Las galaxias se alejan de nosotros de una manera característica, es decir, cumplen la ley de Hubble, según la cual, la velocidad de recesión de una galaxia es proporcional a su distancia con respecto a nuestro planeta. Una galaxia situada al doble de distancia que otra se aleja de nosotros al doble de velocidad.
Inmediatamente inferimos que la ley de Hubble implica algo desconcertante: si vemos que la materia del universo se aleja tanto más rápidamente cuanto mayor es su distancia con respecto a nosotros, necesariamente tuvo que haber un enorme cataclismo en el pasado. Veamos por qué. Rebobinemos mentalmente la película del universo y echemos una mirada sobre el pasado.
Si en la película real vemos que una galaxia se aleja de nosotros, en la película imaginaria que se proyecta hacia atrás la veremos acercarse. Este simple hecho indica que en algún momento del pasado, la galaxia debe haber estado exactamente en el mismo lugar que nosotros. ¿Cuánto debemos retroceder en el tiempo para contemplar esa horrorosa situación? Es sencillo calcularlo: si L es la distancia que nos separa de la galaxia en cuestión y v es su velocidad de recesión, entonces el tiempo transcurrido desde el cataclismo es esa distancia dividida por la velocidad de recesión: L/v.
Si el lector piensa que esa única colisión implica ya una catástrofe, formúlese la misma pregunta con respecto a cualquier otra galaxia, por ejemplo, una que esté al doble de distancia. Según la ley de Hubble, su velocidad es 2V, de modo que, rebobinando la película, obtenemos el siguiente resultado para el momento de la colisión: 2L/2V, es decir, lo mismo que antes: L/v. Por consiguiente, la segunda galaxia estaría sobre nosotros al mismo tiempo que la primera (véase la figura 2). Se obtiene el mismo resultado para todas las galaxias pues, en nuestra película imaginaria, las galaxias más lejanas tienen que recorrer una distancia mayor para chocar con nosotros, pero también se mueven a una velocidad proporcionalmente mayor. Todo indica que el momento de la colisión es el mismo para todas las galaxias del universo.

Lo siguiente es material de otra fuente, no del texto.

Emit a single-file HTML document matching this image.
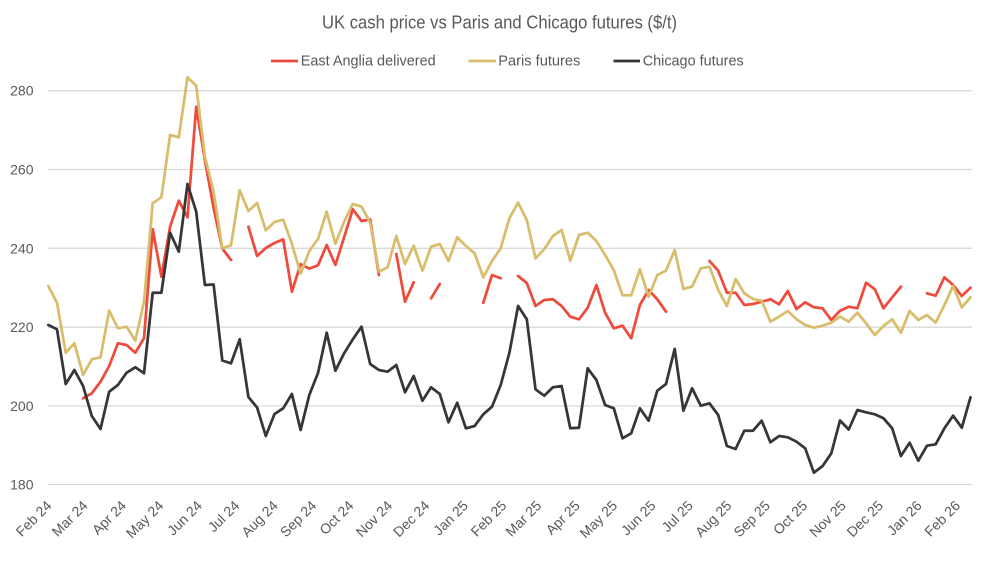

Si observamos nuestra película nuevamente, pero ahora hacia adelante, con la flecha del tiempo en la dirección correcta, llegamos a una conclusión sorprendente. La ley de Hubble implica que en algún momento del pasado la totalidad del universo estuvo concentrada en un punto. Parecería entonces que, a partir de ese punto, una gigantesca explosión generó todo el universo. Más concretamente, tomando como punto de partida la velocidad de recesión de las galaxias, se puede estimar que el big bang ocurrió hace unos 15 mil millones de años. El universo que contemplamos hoy está constituido simplemente por los desechos explosivos en expansión.
Por sorprendente que parezca la conclusión, la lógica empleada para llegar a ella no es algo peculiar que se aplica solamente a la dinámica del universo. Si observamos los desechos de una granada que ha explotado, por ejemplo, también veremos que cumplen la ley de Hubble. En otras palabras, esa ley es el sello distintivo de cualquier gran explosión.
De hecho, al formular su célebre ley de recesión, Hubble halló una prueba del big bang.